Exercise directions ▸
In the entries below, identify every line with the string "matches" and copy it.

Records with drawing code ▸
--- START ---

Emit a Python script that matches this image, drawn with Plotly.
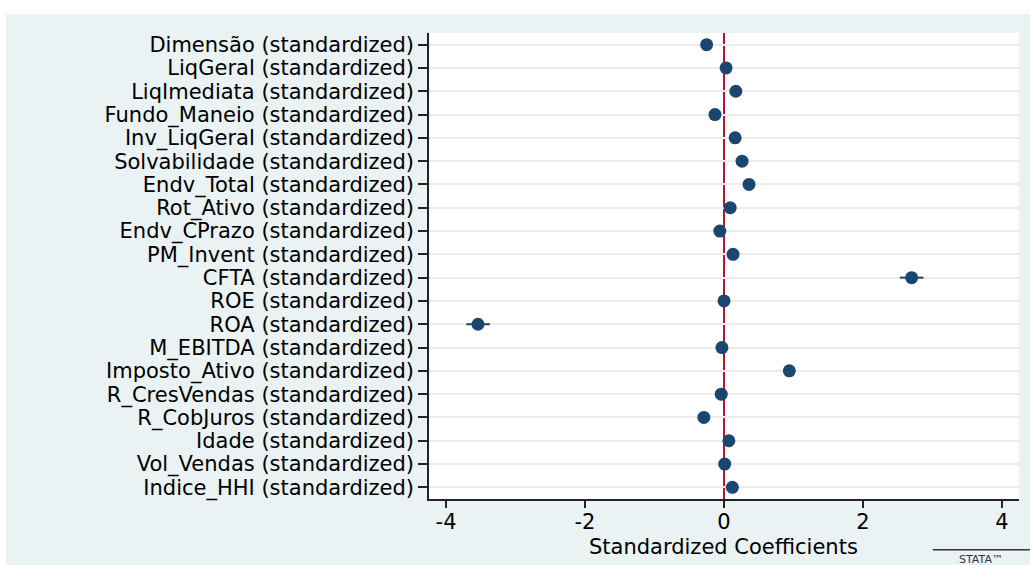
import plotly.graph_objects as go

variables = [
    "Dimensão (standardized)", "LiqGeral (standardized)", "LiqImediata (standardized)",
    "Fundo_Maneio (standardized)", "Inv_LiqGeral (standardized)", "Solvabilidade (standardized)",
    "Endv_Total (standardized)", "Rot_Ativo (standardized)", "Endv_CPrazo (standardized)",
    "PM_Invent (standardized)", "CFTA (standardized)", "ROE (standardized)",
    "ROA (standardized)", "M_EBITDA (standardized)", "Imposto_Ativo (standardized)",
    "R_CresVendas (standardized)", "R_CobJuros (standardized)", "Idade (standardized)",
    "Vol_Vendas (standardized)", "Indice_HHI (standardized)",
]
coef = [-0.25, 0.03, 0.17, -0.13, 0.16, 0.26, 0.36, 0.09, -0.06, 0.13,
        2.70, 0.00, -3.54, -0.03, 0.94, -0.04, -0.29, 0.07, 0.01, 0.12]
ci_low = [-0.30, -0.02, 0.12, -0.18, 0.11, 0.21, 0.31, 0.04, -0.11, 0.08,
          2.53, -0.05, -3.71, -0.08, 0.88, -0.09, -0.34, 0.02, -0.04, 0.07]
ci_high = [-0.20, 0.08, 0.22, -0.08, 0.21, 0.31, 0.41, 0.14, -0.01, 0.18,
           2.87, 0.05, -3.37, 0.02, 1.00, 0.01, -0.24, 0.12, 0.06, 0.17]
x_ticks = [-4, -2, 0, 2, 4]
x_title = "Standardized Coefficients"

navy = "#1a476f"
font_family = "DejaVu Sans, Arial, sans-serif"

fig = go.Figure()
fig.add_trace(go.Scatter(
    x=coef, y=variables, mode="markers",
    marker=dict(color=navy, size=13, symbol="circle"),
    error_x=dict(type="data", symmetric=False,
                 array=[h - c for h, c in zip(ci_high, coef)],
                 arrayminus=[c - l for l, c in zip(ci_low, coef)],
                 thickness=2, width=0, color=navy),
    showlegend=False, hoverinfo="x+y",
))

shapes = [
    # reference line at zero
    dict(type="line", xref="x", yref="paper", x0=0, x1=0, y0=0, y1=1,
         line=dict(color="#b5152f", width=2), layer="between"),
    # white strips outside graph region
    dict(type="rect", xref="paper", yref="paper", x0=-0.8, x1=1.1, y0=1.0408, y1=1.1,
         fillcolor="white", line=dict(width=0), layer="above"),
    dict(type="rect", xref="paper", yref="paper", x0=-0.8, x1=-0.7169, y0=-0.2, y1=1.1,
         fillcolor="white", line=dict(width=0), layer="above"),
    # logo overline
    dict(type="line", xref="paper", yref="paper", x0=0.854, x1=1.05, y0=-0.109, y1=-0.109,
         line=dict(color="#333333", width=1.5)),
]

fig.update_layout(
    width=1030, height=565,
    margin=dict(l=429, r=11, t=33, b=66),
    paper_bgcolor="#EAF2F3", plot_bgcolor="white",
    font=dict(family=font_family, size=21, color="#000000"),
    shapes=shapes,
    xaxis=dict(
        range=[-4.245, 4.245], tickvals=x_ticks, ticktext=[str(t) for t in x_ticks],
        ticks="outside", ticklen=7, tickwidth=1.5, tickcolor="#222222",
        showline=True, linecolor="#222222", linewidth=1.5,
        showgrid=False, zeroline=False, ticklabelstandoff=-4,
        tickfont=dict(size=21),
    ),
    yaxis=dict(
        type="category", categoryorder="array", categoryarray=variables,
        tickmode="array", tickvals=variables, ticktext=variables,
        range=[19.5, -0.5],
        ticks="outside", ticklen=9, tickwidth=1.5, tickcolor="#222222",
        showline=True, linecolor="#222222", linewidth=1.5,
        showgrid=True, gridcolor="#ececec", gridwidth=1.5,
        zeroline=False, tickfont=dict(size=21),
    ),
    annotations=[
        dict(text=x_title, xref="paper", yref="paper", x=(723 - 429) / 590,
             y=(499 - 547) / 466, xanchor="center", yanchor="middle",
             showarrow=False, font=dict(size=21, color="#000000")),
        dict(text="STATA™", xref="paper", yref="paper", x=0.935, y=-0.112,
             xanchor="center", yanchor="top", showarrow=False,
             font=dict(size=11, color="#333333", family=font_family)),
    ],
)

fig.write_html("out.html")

--- END ---
--- START ---

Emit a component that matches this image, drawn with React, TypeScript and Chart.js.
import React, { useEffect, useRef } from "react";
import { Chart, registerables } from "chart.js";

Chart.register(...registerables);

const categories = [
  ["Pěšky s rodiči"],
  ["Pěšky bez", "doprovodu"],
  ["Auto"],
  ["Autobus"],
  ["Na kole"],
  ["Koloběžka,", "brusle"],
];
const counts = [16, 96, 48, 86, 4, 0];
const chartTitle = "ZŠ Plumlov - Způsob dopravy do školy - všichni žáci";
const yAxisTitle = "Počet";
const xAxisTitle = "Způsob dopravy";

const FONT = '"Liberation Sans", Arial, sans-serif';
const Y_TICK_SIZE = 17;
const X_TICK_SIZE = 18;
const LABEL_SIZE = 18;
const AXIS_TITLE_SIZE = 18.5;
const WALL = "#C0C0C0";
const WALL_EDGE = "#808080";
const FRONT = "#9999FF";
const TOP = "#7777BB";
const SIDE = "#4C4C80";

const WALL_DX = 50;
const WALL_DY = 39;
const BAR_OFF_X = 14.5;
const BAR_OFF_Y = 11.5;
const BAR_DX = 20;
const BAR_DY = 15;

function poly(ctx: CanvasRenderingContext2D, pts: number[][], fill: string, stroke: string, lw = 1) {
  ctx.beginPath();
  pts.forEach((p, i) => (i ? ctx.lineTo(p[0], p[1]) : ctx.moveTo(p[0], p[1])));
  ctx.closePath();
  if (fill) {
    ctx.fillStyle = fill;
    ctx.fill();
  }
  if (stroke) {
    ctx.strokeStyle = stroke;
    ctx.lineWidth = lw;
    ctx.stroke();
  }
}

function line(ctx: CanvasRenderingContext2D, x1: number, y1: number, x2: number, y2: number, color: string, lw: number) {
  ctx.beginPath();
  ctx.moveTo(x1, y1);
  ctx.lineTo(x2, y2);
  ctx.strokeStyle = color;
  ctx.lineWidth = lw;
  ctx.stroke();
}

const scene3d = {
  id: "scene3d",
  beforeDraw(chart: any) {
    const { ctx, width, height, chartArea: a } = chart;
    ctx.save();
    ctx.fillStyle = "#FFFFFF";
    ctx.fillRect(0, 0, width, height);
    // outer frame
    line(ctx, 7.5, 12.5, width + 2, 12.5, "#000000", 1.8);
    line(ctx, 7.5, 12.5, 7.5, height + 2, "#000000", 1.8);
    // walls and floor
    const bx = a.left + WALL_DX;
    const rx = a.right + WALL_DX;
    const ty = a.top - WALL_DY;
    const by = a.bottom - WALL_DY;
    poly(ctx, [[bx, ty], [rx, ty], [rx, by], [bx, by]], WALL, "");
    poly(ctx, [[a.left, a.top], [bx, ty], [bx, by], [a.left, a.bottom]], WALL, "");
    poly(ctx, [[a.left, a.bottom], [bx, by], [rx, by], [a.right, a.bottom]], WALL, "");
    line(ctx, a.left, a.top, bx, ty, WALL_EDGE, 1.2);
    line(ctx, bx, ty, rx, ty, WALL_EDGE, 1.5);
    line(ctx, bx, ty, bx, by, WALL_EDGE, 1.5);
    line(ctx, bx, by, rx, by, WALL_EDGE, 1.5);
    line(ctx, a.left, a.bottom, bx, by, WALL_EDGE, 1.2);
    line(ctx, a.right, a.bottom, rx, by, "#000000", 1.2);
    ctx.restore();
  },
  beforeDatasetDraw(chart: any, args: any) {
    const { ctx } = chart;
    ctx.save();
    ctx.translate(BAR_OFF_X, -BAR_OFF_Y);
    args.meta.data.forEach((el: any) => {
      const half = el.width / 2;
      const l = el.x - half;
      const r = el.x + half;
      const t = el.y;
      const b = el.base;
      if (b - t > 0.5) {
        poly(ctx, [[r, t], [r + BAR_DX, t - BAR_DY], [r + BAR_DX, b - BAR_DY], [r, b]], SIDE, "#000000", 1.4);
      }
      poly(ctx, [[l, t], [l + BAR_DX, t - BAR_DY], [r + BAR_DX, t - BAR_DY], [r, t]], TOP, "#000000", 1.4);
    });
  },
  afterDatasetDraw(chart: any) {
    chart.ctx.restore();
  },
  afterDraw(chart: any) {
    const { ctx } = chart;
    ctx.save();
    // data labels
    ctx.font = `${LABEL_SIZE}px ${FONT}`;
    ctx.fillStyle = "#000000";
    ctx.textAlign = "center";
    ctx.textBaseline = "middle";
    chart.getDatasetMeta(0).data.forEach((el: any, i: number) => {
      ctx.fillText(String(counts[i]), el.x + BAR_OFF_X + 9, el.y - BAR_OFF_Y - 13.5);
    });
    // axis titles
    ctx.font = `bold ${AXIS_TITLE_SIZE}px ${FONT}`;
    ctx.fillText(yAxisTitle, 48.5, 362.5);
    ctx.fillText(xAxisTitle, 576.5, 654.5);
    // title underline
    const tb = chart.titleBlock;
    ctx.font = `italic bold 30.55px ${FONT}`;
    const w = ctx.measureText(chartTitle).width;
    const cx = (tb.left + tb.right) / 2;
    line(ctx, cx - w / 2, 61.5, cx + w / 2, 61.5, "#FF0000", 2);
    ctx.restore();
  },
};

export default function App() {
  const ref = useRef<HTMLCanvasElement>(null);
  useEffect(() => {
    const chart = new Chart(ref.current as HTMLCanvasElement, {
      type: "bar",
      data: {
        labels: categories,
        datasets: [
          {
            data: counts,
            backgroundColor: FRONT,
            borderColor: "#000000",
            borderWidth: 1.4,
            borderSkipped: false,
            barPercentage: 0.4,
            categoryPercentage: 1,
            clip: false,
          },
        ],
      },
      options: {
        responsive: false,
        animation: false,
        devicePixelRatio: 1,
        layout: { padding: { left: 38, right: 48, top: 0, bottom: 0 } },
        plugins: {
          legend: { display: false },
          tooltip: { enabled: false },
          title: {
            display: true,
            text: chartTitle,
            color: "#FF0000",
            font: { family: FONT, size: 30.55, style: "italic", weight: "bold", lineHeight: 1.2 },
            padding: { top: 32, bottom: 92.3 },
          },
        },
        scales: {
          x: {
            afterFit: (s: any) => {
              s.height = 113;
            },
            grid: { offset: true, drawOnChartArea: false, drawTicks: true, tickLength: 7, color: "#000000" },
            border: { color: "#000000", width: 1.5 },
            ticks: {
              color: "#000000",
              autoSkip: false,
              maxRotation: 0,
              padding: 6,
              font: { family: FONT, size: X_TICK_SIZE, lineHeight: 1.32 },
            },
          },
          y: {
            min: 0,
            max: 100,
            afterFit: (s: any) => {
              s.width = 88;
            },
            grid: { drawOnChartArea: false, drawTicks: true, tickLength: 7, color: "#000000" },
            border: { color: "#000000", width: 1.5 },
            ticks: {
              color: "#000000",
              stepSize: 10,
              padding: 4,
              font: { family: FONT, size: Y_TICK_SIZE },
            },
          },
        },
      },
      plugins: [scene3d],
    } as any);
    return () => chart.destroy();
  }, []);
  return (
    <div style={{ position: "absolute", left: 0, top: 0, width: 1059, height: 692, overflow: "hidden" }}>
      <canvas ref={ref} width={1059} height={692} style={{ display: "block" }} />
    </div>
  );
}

--- END ---

Correct answer ▸
Emit a Python script that matches this image, drawn with Plotly.
Emit a component that matches this image, drawn with React, TypeScript and Chart.js.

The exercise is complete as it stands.